PyCon DE & PyData 2025

Introducing the Synthetic Data SDK - Privacy Preserving Synthetic Data for AI/ML
2025-04-23 , Helium3

AI-generated synthetic data is gaining traction as a privacy-safe solution for data access and sharing. This data is created from original datasets, maintaining privacy without compromising utility.

In this Session, we'll cover the fundamental concepts of AI-generated synthetic data and demonstrate how easy it is to generate synthetic data within your local compute environment using the open-source Synthetic Data SDK.


Privacy regulations are tightening globally, making it increasingly challenging for organizations to access and share data while ensuring compliance.

AI-generated synthetic data is gaining traction as a privacy-safe solution for data access and sharing. This data is created from original datasets, maintaining privacy without compromising utility.

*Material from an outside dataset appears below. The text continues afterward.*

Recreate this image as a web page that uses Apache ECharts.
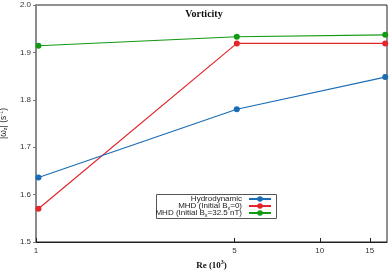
<!DOCTYPE html>
<html><head><meta charset="utf-8">
<script src="https://cdn.jsdelivr.net/npm/echarts@6/dist/echarts.min.js"></script>
<style>html,body{margin:0;padding:0;background:#fff}#c{width:390px;height:270px}</style>
</head><body><div id="c"></div>
<script>
var reValues = [1.02, 5.1, 17];
var hydroValues = [1.636, 1.780, 1.848];
var mhdZeroValues = [1.570, 1.919, 1.919];
var mhdFieldValues = [1.914, 1.933, 1.937];
var xTicks = [1, 5, 10, 15];
var seriesNames = ['Hydrodynamic', 'MHD (Initial Bx=0)', 'MHD (Initial Bx=32.5 nT)'];
var legendLabels = ['Hydrodynamic', 'MHD (Initial B{s|x}=0)', 'MHD (Initial B{s|x}=32.5 nT)'];
var colors = ['#1a6db5', '#e3262b', '#129a12'];

function pairs(ys){ return reValues.map(function(x,i){return [x, ys[i]];}); }
var allData = [hydroValues, mhdZeroValues, mhdFieldValues];

var chart = echarts.init(document.getElementById('c'), null, {renderer:'canvas'});
var sans = 'Liberation Sans';
var legendRows = [195, 202, 209];
var legends = seriesNames.map(function(n, i){
  return {
    data: [n], right: 118, top: legendRows[i], orient: 'horizontal', align: 'right',
    itemWidth: 22, itemHeight: 7, itemGap: 0, padding: 0,
    textStyle: {fontFamily: sans, fontSize: 8, color: '#222', padding: [0, 2, 0, 0],
      rich: {s: {fontSize: 5.5, fontFamily: sans, color: '#222', padding: [4,0,0,0]}}},
    formatter: function(){ return legendLabels[i]; }
  };
});
chart.setOption({
  animation: false,
  color: colors,
  title: {text: 'Vorticity', left: 204, top: 9, textAlign: 'center', padding: 0,
    textStyle: {fontFamily: 'Liberation Serif', fontWeight: 'bold', fontSize: 10, color: '#111'}},
  legend: legends,
  grid: {left: 36, right: 3, top: 5, bottom: 28, show: true, borderColor: '#222', borderWidth: 1,
    containLabel: false, outerBoundsMode: 'none'},
  graphic: [{type: 'rect', shape: {x: 156.5, y: 194.5, width: 120, height: 24},
    style: {fill: 'none', stroke: '#555', lineWidth: 1}, z: 0}],
  xAxis: {
    type: 'log', logBase: 10, min: 1, max: 17.25,
    name: 'Re (10{p|3})', nameLocation: 'middle', nameGap: 15,
    nameTextStyle: {fontFamily: 'Liberation Serif', fontWeight: 'bold', fontSize: 9, color: '#111',
      rich: {p: {fontFamily: 'Liberation Serif', fontWeight: 'bold', fontSize: 6, color: '#111', padding: [0,0,5,0]}}},
    axisLine: {show: true, lineStyle: {color: '#222', width: 1}},
    axisTick: {show: true, inside: true, length: 4, customValues: xTicks, lineStyle: {color: '#222'}},
    axisLabel: {customValues: xTicks, margin: 5, fontFamily: sans, fontSize: 8, color: '#333'},
    splitLine: {show: false}, minorTick: {show: false}
  },
  yAxis: {
    type: 'value', min: 1.5, max: 2.0, interval: 0.1,
    name: '|ω{b|z}| (s{p|-1})', nameLocation: 'middle', nameGap: 24, nameRotate: 90,
    nameTextStyle: {fontFamily: sans, fontSize: 8.5, color: '#222',
      rich: {b: {fontSize: 5.5, fontFamily: sans, color: '#222', padding: [4,0,0,0]},
             p: {fontSize: 5.5, fontFamily: sans, color: '#222', padding: [0,0,4,0]}}},
    axisLine: {show: true, lineStyle: {color: '#8a8a8a', width: 2}},
    axisTick: {show: true, inside: false, length: 3, lineStyle: {color: '#777'}},
    axisLabel: {margin: 5, fontFamily: sans, fontSize: 8, color: '#333',
      formatter: function(v){ return v.toFixed(1); }},
    splitLine: {show: false}
  },
  series: seriesNames.map(function(n, i){
    return {name: n, type: 'line', data: pairs(allData[i]), symbol: 'circle', symbolSize: 6,
      lineStyle: {width: 1.2, color: colors[i]}, itemStyle: {color: colors[i]}, z: 3 - i + 2};
  })
});
</script></body></html>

MOSTLY AI has recently released an efficient and flexible Synthetic Data SDK under a fully permissive Apache v2 license, empowering anyone to generate high-quality synthetic data with top-tier performance. Powered by the TabularARGN model architecture, the SDK achieves training times 10x to 100x faster than existing models, while acchieving a SOTA fidelity-privacy balance.

In this Session, we'll cover the fundamental concepts of synthetic data and demonstrate how easy it is to generate synthetic data directly from a Jupyter Notebook using the Synthetic Data SDK. Specifically, we will go through
- Installing the Synthetic Data SDK
- Loading original data into the SDK and locally creating a Generator
- Using a Generator to create different versions of synthetic data
- Uploading a Generator to the MOSTLY AI Platform and sharing it with the world

This will be a hands-on session - so come with your laptop and ideally a dataset that you'd like to synthesize!


Expected audience expertise: Domain:

None

Expected audience expertise: Python:

Intermediate

Public link to supporting material, e.g. videos, Github, etc.:

https://github.com/mostly-ai/mostlyai

Michael co-founded MOSTLY AI in 2017, led the company as CEO until 2020, and then transitioned to the CTO role. Michael is a world class data scientist who held leading positions at Microsoft and Nokia before founding MOSTLY AI. He was awarded with the Global Marketing Research Award by the American Marketing Association. He holds a PhD degree from the Vienna University of Economics and Business and a Master degree from the Vienna University of Technology. Michael is a proud dad of two daughters and passionate for all kinds of sports including running, biking and baseball.